The first celebration was on Dec. 9 in Shasta County, where 9 probationers graduated from the Shasta County Day Reporting Center. Then, on Dec. 11, a ceremony was held for the graduates of the Mendocino County Day Reporting Center. Finally, on Dec. 17, the first class of graduates to complete the Imperial County Day Reporting Center, which opened in March 2014, will graduate.
All three centers opened in response to California’s AB 109 legislation, aka Public Safety Realignment, where the responsibility of thousands of prisoners was shifted from the state level to counties.

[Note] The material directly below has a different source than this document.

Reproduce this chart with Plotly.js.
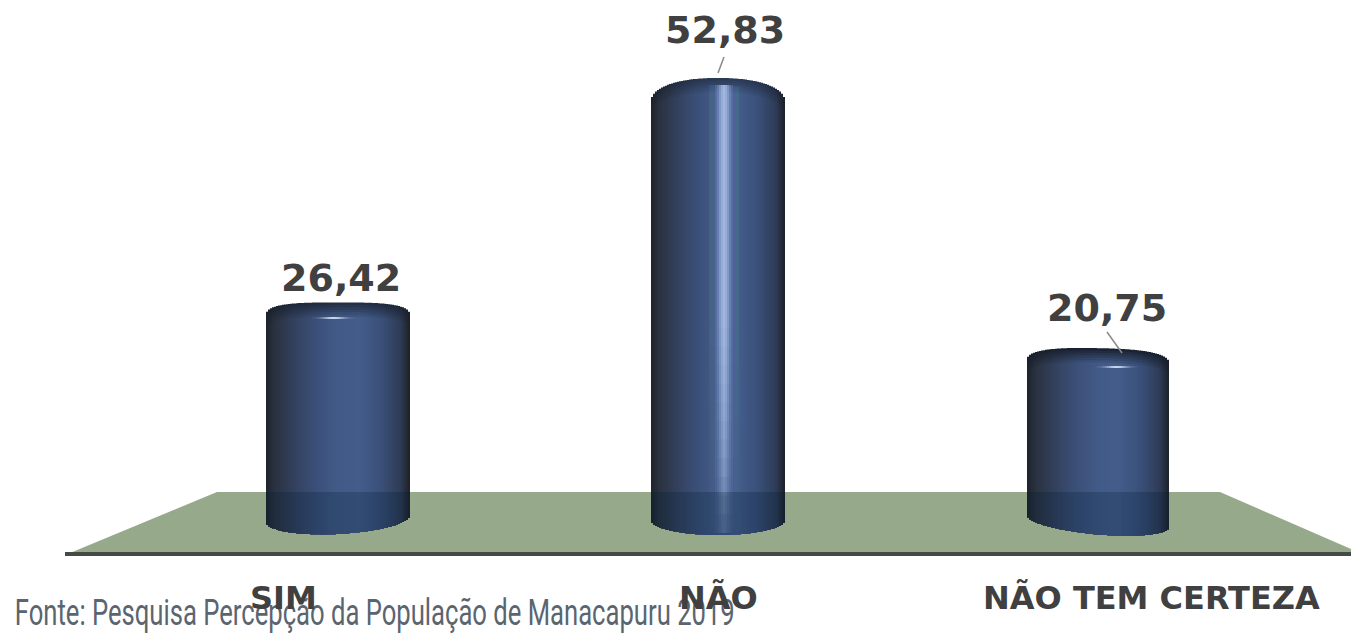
<!DOCTYPE html>
<html><head><meta charset="utf-8">
<script src="https://cdn.plot.ly/plotly-3.0.1.min.js"></script>
<style>html,body{margin:0;padding:0;background:#fff}#c{width:1351px;height:634px}</style>
</head><body><div id="c"></div>
<script>
// ---- chart data ----
const categories = ['SIM', 'NÃO', 'NÃO TEM CERTEZA'];
const values = [26.42, 52.83, 20.75];
const sourceNote = 'Fonte: Pesquisa Percepção da População de Manacapuru 2019';

// ---- drawing styles ----
const W = 1351, H = 634, AXIS_PX = 555;
const PX_PER_UNIT = 8.5, ZERO_PX = 527, PX_PER_CAT = 380, FIRST_CAT_PX = 338;
const widthPx = [144, 134, 142];
const topAdjust = [0, 0, -4];
const topDepth = [15, 24, 14], topPower = [3.2, 2.2, 2.6], topTilt = [0, 0, 3];
const rimStrength = [0.75, 0.55, 0.95];
const bottomTilt = [-3.5, 0, 6], bottomMid = [518.5, 520, 521], bottomSag = [15.5, 15, 13.5];
const labelShift = [-55, 0, 53], valueShiftX = [3, 7, 9], valueShiftY = [24.4, 48, 42.6];
const streakT = [-0.03, 0.09, 0.13], streakA = [0.07, 0.85, 0.05];
const glintPx = [318, null, 367], glintT = [-0.06, 0, 0.26];
const FLOOR_TOP = 492;
const stops = [[-1,[30,35,44]],[-.88,[42,50,64]],[-.6,[51,65,94]],[-.3,[59,80,121]],[0,[66,90,135]],
               [.3,[67,92,138]],[.6,[58,80,121]],[.87,[46,59,85]],[1,[29,32,38]]];

function profile(t){
  for(let i=1;i<stops.length;i++){ if(t<=stops[i][0]){
    const a=stops[i-1], b=stops[i], f=(t-a[0])/(b[0]-a[0]);
    return a[1].map((v,k)=>v+(b[1][k]-v)*f);
  }}
  return stops[stops.length-1][1];
}
const val = px => (ZERO_PX - px) / PX_PER_UNIT;
const rgb = c => `rgb(${c.map(Math.round).join(',')})`;
const mix = (c,d,f) => c.map((v,k)=>v+(d[k]-v)*f);

const sx=[], sy=[], sb=[], sw=[], so=[], sc=[];
function piece(i,left,step,topPx,botPx,color){
  if(botPx<=topPx) return;
  const cx = FIRST_CAT_PX + i*PX_PER_CAT;
  sx.push(categories[i]); sb.push(val(botPx)); sy.push((botPx-topPx)/PX_PER_UNIT);
  sw.push(step/PX_PER_CAT); so.push((left-cx)/PX_PER_CAT); sc.push(color);
}
values.forEach((v,i)=>{
  const cx = FIRST_CAT_PX + i*PX_PER_CAT, w = widthPx[i], step = 2, n = Math.round(w/step);
  const peak = ZERO_PX - v*PX_PER_UNIT + topAdjust[i];
  for(let s=0;s<n;s++){
    const left = cx - w/2 + s*step, t = (left+step/2-cx)/(w/2), at=Math.min(1,Math.abs(t));
    const top = peak + topDepth[i]*(1-Math.pow(1-Math.pow(at,topPower[i]),1/topPower[i])) + topTilt[i]*(t+1)/2;
    const bot = bottomMid[i] + bottomTilt[i]*t + bottomSag[i]*Math.sqrt(1-at*at);
    const c = profile(t);
    // bevel of the cap: dark rim fading into the body colour
    const L=7, d=2.4;
    for(let j=0;j<L;j++){
      piece(i,left,step,top+j*d,bot,rgb(mix(c,[24,32,46],rimStrength[i]*(1-j/(L-1)))));
    }
    // vertical light streak: nested veils, so it fades towards the foot without seams
    const a0 = streakA[i]*(Math.exp(-Math.pow((t-streakT[i])/0.09,2))*.8+Math.exp(-Math.pow((t-streakT[i])/0.25,2))*.2);
    if(a0>0.006){
      const y0=top+7, y1=bot-2, veils=12, low=a0*.2;
      piece(i,left,step,y0,y1,`rgba(178,203,246,${low.toFixed(4)})`);
      const each = 1-Math.pow((1-a0)/(1-low),1/veils);
      for(let q=1;q<=veils;q++){
        piece(i,left,step,y0,y0+(y1-y0)*(.5+.5*q/veils),`rgba(178,203,246,${each.toFixed(4)})`);
      }
    }
    // small glint under the cap
    if(glintPx[i]!==null){
      const g=Math.exp(-Math.pow((t-glintT[i])/0.16,2));
      if(g>.03) piece(i,left,step,glintPx[i]-1,glintPx[i]+1,`rgba(215,228,248,${(g*.9).toFixed(3)})`);
    }
    // part of the cylinder seen through the floor
    piece(i,left,step,FLOOR_TOP,bot,'rgba(0,26,52,0.25)');
  }
});

const px2x = p => p/W, px2y = p => (AXIS_PX-p)/AXIS_PX;
const poly = pts => 'M'+pts.map(p=>px2x(p[0])+','+px2y(p[1])).join('L')+'Z';
const shapes = [
  {type:'path',xref:'paper',yref:'paper',layer:'below',line:{width:0},fillcolor:'#96aa8b',
   path:poly([[217,492],[1220,492],[1351,549],[1351,553],[70,553]])},
  {type:'line',xref:'paper',yref:'paper',layer:'below',line:{color:'#454a45',width:4},
   x0:px2x(65),x1:1,y0:px2y(554),y1:px2y(554)},
  {type:'line',xref:'paper',yref:'paper',line:{color:'#8a8a8a',width:1.5},
   x0:px2x(724),y0:px2y(57),x1:px2x(718),y1:px2y(73)},
  {type:'line',xref:'paper',yref:'paper',line:{color:'#8a8a8a',width:1.5},
   x0:px2x(1107),y0:px2y(332),x1:px2x(1122),y1:px2y(353)}
];
const annotations = [
  {xref:'paper',yref:'paper',x:px2x(375),y:px2y(613),xanchor:'center',yanchor:'middle',showarrow:false,
   text:sourceNote,font:{family:'Roboto',size:36,color:'#5a6570'}}
];
categories.forEach((c,i)=>{
  annotations.push({xref:'x',yref:'paper',x:c,y:px2y(598),xshift:labelShift[i],xanchor:'center',yanchor:'middle',
    showarrow:false,text:'<b>'+c+'</b>',font:{family:'"DejaVu Sans"',size:32,color:'#404040'}});
  annotations.push({xref:'x',yref:'y',x:c,y:values[i],xshift:valueShiftX[i],yshift:valueShiftY[i],xanchor:'center',yanchor:'middle',
    showarrow:false,text:'<b>'+values[i].toFixed(2).replace('.',',')+'</b>',font:{family:'"DejaVu Sans"',size:38,color:'#404040'}});
});

const data = [
  {type:'bar',x:categories,y:values,width:0.35,marker:{color:'rgba(0,0,0,0)'},hoverinfo:'x+y',name:'Valores'},
  {type:'bar',x:sx,y:sy,base:sb,width:sw,offset:so,marker:{color:sc,line:{width:0}},hoverinfo:'skip',name:'Cilindros'}
];
const layout = {
  width:W,height:H,margin:{l:0,r:0,t:0,b:H-AXIS_PX,pad:0},paper_bgcolor:'#fff',plot_bgcolor:'rgba(0,0,0,0)',
  barmode:'overlay',showlegend:false,shapes,annotations,
  xaxis:{type:'category',categoryorder:'array',categoryarray:categories,
         range:[(0-FIRST_CAT_PX)/PX_PER_CAT,(W-FIRST_CAT_PX)/PX_PER_CAT],showticklabels:false,showgrid:false,zeroline:false,showline:false,ticks:'',fixedrange:true},
  yaxis:{range:[val(AXIS_PX),val(0)],visible:false,showgrid:false,zeroline:false,fixedrange:true}
};
Plotly.newPlot('c',data,layout,{displayModeBar:false}).then(()=>{
  // the source line uses a condensed face in the reference: squeeze it to the same span
  document.querySelectorAll('.annotation-text').forEach(el=>{
    if(el.textContent===sourceNote){
      el.setAttribute('textLength','720');
      el.setAttribute('lengthAdjust','spacingAndGlyphs');
    }
  });
});
</script></body></html>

Following the legislation, counties were eager to pursue alternatives to incarceration to combat overcrowding and the high cost of incarceration.
Reentry programming is a smart alternative for individuals at risk of recidivating because it targets changing criminal behavior while teaching participants the necessary life skills to become successful members of their communities.
GEO Reentry Services hosts transition celebrations for graduates because they mark an important time in each participant’s life and are a way to honor the hard work participants have put forth in their own rehabilitation.
GEO Reentry programs require daily check-ins at the DRC, comprehensive behavioral therapy sessions, participation in group meetings and completion of life skills classes like GED, college or job prep, anger management and parenting classes. By the completion of the program, participants have spent, on average, 180 days reporting to the center.
GEO Reentry works with more than a dozen California counties to provide reentry programming and many more counties throughout the United States.